O sétimo mito é o de Helena de Troia [carta 17]. Nos dias de
hoje, ela é vítima de burnout, demandada demais pela beleza e outras
cobranças, como o deus Apolo humilhando-a pelas más recomendações de maquiagem
que faz como atendente de uma loja de departamentos. Ela dá um basta e o agride
com um ferro de babyliss. Nessa hora, a canção “Boys don’t cry” entra
como uma dose certa de ironia a respeito do deus chorão.

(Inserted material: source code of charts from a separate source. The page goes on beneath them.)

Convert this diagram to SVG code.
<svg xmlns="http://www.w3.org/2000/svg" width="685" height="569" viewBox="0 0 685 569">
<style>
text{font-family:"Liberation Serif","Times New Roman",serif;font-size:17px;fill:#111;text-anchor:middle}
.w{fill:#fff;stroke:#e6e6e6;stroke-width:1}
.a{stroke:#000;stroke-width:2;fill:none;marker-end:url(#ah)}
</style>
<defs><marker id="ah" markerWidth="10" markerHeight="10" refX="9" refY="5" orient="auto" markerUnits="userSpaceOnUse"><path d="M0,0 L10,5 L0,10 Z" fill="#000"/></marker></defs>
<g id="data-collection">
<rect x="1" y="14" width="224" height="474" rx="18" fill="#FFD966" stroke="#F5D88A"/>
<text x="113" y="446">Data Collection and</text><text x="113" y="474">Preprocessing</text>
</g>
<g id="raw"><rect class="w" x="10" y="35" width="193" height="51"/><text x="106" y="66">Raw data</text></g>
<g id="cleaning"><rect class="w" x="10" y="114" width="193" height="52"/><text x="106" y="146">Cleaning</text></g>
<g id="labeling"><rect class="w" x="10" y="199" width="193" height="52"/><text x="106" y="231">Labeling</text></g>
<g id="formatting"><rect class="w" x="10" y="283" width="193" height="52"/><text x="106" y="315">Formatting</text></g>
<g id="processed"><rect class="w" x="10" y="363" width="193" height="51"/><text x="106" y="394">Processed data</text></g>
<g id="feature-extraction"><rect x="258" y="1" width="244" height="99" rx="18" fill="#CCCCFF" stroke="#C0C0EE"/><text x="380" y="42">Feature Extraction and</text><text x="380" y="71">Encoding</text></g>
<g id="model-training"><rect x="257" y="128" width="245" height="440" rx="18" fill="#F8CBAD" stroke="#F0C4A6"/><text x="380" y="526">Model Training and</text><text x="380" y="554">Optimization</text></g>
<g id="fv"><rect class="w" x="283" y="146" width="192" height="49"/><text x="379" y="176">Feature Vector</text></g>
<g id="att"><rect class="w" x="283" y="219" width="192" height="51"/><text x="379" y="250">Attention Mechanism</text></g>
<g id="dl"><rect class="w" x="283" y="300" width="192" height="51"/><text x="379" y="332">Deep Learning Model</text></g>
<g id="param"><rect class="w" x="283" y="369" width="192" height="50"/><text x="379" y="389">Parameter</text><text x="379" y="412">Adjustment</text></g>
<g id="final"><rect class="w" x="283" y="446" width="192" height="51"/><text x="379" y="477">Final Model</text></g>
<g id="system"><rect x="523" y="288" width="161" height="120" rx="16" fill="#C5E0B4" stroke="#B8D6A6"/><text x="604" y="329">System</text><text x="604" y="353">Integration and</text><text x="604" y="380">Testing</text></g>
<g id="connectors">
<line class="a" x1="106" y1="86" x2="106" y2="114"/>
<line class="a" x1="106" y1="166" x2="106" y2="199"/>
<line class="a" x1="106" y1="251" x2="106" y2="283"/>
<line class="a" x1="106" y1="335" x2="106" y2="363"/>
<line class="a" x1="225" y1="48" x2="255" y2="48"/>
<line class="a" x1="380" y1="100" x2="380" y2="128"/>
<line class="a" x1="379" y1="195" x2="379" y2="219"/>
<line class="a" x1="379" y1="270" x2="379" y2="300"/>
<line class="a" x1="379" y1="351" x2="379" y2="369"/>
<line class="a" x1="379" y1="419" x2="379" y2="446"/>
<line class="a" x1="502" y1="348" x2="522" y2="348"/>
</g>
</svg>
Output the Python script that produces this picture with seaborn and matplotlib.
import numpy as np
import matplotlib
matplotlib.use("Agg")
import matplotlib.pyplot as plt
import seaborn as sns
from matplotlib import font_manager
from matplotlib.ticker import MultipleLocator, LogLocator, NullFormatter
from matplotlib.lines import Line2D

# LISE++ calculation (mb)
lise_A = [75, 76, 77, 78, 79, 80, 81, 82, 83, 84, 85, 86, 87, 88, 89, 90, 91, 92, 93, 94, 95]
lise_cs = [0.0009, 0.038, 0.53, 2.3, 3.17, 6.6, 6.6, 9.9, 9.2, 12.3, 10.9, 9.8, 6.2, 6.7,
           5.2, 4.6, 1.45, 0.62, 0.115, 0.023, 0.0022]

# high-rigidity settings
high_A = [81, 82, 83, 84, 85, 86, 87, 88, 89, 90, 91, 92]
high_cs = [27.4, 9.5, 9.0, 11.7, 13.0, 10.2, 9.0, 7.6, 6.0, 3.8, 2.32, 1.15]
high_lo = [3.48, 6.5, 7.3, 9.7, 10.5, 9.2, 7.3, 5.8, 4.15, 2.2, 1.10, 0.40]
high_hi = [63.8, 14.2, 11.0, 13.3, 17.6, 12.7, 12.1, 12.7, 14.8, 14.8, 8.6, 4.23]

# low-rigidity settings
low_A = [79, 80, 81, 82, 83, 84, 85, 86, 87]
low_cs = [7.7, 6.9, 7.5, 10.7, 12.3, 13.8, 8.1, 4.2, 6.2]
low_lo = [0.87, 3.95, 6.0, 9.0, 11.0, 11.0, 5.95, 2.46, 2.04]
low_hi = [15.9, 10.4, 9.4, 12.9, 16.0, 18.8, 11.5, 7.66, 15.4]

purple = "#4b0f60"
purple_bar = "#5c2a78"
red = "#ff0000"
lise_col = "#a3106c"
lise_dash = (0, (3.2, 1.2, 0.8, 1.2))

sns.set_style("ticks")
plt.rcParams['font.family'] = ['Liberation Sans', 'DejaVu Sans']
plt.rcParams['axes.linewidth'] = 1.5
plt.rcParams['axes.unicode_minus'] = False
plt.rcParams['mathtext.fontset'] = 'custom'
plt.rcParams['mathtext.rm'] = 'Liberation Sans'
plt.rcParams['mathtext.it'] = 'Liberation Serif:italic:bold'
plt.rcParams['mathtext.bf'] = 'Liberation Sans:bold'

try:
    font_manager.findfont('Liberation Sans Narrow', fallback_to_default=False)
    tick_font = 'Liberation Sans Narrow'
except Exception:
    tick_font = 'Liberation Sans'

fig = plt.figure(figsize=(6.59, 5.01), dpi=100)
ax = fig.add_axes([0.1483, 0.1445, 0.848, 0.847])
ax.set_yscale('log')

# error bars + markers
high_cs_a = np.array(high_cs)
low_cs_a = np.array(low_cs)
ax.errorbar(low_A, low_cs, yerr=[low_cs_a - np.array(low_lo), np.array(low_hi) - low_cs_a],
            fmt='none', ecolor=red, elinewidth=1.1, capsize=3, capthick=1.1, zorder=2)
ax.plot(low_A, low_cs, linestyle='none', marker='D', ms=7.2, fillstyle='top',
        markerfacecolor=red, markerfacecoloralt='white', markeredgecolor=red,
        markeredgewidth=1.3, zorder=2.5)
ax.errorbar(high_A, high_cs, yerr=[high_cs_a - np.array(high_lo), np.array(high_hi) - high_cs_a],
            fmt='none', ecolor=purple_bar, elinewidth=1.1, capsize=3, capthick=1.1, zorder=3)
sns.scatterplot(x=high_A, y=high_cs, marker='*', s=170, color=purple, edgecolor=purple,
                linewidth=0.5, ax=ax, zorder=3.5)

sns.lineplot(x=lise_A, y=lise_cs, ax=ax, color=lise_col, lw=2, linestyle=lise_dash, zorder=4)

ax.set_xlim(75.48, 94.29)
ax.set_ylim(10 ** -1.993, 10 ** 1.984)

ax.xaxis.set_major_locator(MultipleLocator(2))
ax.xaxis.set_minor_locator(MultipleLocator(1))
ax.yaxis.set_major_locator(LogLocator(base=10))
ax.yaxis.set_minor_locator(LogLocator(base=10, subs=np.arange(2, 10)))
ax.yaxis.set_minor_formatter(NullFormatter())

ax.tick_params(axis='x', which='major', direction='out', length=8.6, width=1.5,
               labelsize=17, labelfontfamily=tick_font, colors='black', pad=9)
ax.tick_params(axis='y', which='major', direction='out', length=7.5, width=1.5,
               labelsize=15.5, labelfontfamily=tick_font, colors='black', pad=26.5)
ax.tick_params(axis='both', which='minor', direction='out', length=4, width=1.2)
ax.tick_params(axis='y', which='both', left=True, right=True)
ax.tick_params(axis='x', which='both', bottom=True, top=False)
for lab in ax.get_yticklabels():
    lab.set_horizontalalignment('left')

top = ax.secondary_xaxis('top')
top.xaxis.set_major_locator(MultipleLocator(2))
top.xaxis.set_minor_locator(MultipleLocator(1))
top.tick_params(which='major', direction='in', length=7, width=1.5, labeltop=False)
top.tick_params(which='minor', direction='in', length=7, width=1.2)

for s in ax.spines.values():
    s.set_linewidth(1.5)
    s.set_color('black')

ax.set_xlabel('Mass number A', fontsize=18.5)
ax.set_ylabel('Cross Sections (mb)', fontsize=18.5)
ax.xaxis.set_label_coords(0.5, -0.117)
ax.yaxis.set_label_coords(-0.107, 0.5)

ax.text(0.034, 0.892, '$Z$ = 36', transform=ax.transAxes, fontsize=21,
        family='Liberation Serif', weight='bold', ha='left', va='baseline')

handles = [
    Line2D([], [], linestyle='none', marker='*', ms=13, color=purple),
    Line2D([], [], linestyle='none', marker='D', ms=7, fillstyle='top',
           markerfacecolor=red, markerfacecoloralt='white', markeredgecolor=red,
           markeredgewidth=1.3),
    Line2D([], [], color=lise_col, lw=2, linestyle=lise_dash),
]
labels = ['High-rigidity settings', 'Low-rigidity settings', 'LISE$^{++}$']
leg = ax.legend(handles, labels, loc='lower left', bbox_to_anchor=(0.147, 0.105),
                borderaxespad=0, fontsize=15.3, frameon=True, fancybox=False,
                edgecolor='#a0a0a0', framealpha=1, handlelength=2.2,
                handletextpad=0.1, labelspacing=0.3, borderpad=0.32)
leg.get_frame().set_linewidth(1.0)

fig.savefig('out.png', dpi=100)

@luciebrandsma como Helena e @capucinebaroni como Apolo |
Um caleidoscópio de sete mitos traz informações demais:
“demais” como “em excesso”. É até difícil assimilar um mito antes de passar
para outro, mas a dinâmica do palco propicia uma experiência teatral agradável,
ainda que não seja marcante como a dramaturgia de Grace Passô sobre o mito de
Medeia em Mata teu pai (de volta no Sesc Pompeia em 31 de agosto e 1º de
setembro). O humor que atravessa toda a montagem de Les Héroïdes é um
dispositivo de amplificação do discurso engajado que outros grupos têm usado, como a Cia. Ato Reverso na montagem de Helena ou De quem são as mãos que fazem a guerra? (que vi
em abril e sobre a qual ainda não escrevi...vergonha!).